1071 Malazgirt Zaferi’nden sonra Türkler’in büyük gruplar halinde Anadolu’ya akması, Selçuklular sonra da Osmanlılar’ın Anadolu’da Türk devletleri kurmaları, tıpkı Atatürk’ün bize bıraktığı Cumhuriyet gibi bizi büyüten bir dünya imparatorluğu yapan millet şimdi Türk Milleti değil midir ki yeni anayasaya o milletin adını koyup koymamakta çabalar içindesiniz.

Geçmişte bizim Batı’ya değil, Batı’nın bize el açtığı o koca imparatorluğu düşünün ki; Fransa Kralı 1. François Osmanlı Devleti’nden 2 milyon düka altın borç alarak, gene bizden cephane ve savaş gemileri istiyordu. Kral Henry VIII. Kanuni Süleyman zamanında Türk hukuki sistemini öğrenmek için İstanbul’a heyetler yolluyordu. Peki; o toplum nasıl tarih içinde Batı’nın kölesi haline getirildi? Yüzlerce yıllardan sonra nasıl oluyor da emperyalizmin kucağında savruluyoruz?

Osmanlı’yı çökerten Batı’nın ta kendisiydi.
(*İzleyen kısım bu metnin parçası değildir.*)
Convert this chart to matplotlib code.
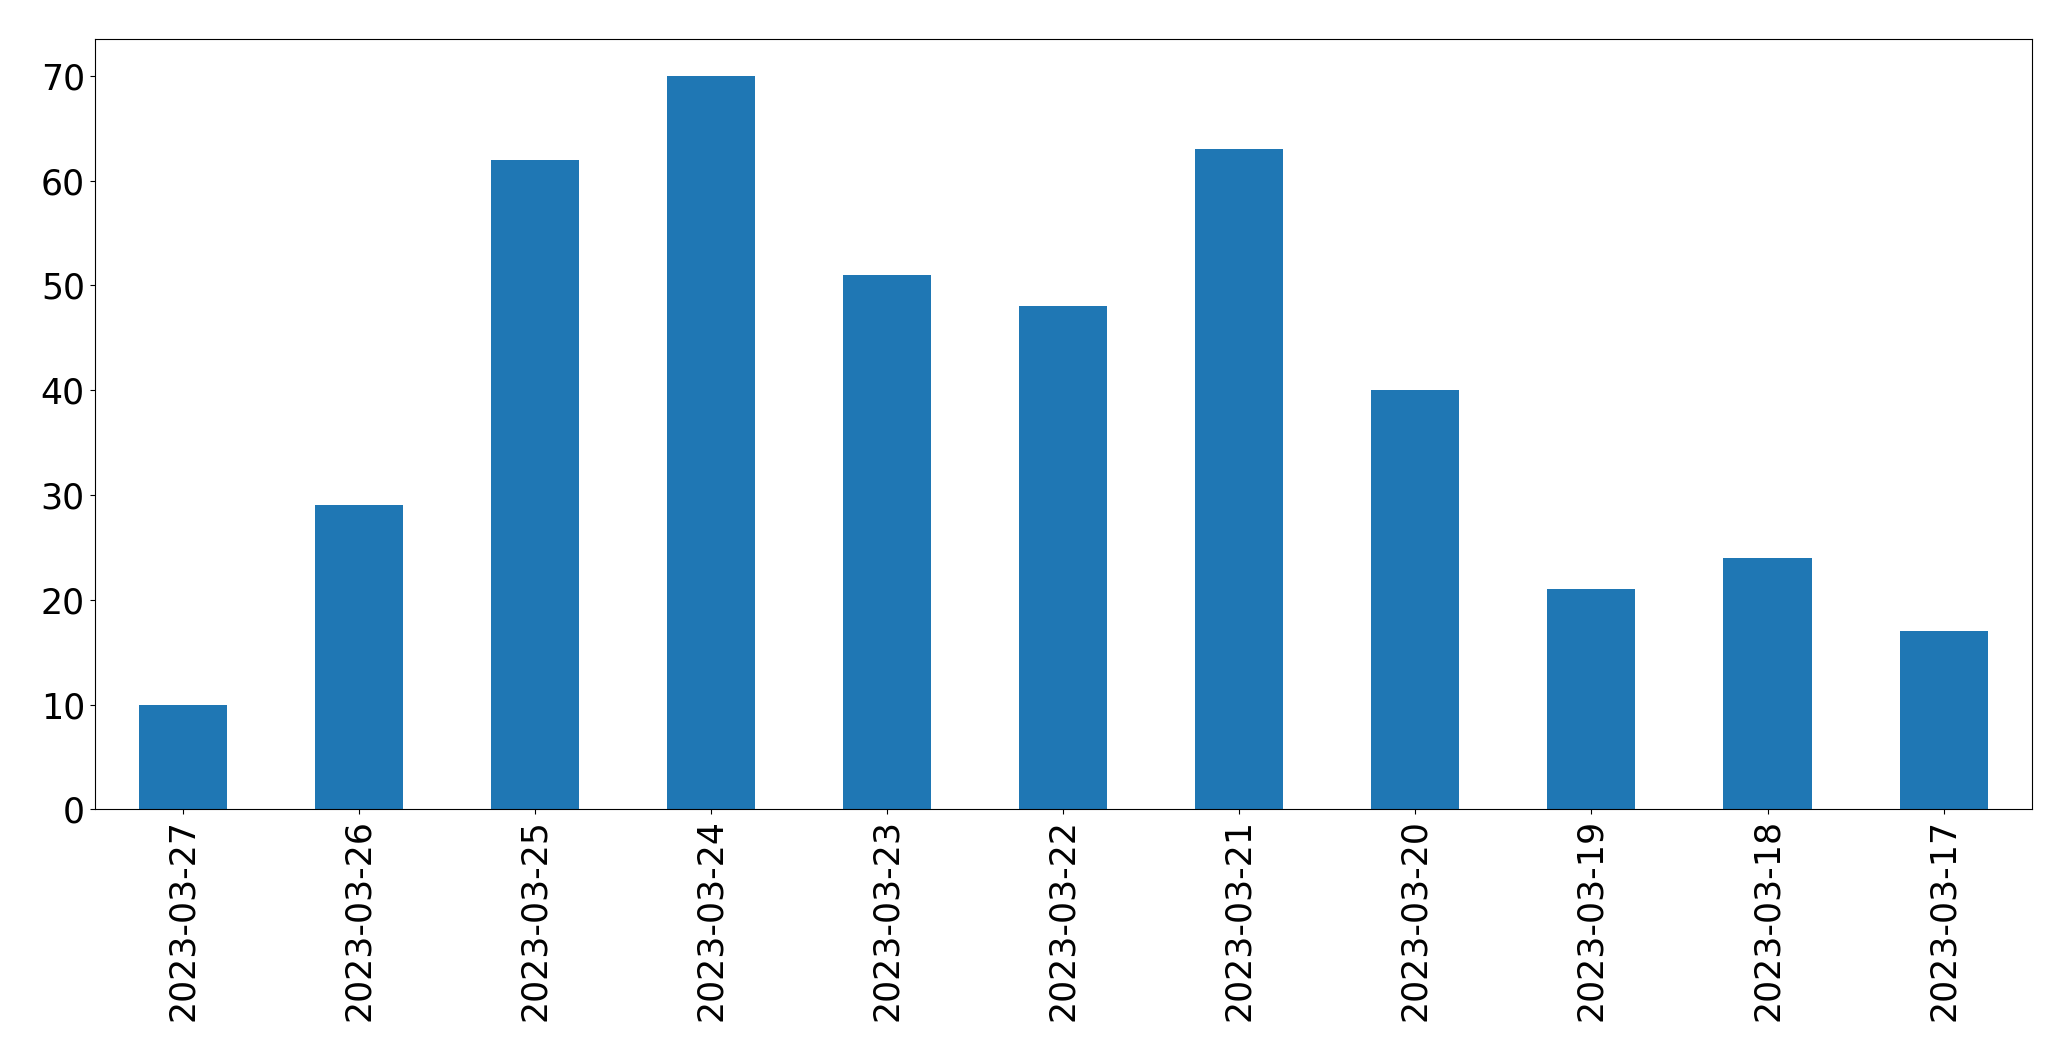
import pandas as pd
import matplotlib.pyplot as plt

dates = ['2023-03-27', '2023-03-26', '2023-03-25', '2023-03-24', '2023-03-23', '2023-03-22',
         '2023-03-21', '2023-03-20', '2023-03-19', '2023-03-18', '2023-03-17']
counts = [10, 29, 62, 70, 51, 48, 63, 40, 21, 24, 17]

s = pd.Series(counts, index=dates)

fig, ax = plt.subplots(figsize=(20.71, 10.61), dpi=100)
s.plot(kind='bar', ax=ax, fontsize=25)
plt.subplots_adjust(left=0.0457, right=0.981, top=0.963, bottom=0.2372)
plt.savefig('out.png', dpi=100)
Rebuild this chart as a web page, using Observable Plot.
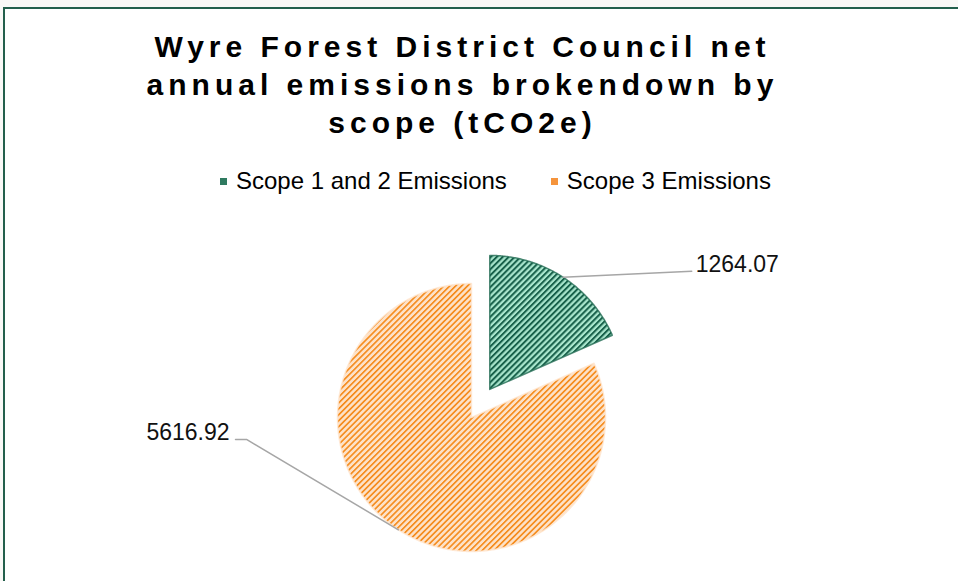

Borçlandırarak bizi ağır borç yükünden kurtaran Cumhuriyet değil miydi?

Başbakan Cumhuriyet’in yaptıklarını katladıklarını söylüyor. Doğru, 1930’larda bir kuruş borcu olmayan Türkiye Cumhuriyeti şimdi gırtlağına kadar borç içinde. İçinize sinmese de, tarihi gerçekleri lütfen inceleyiniz. Cumhuriyet elimizden giderse neyimiz var ki?

Birlikte altında kalacağımız bölünmüş paylaşılmış bir toprak parçasından başka ne ola ki?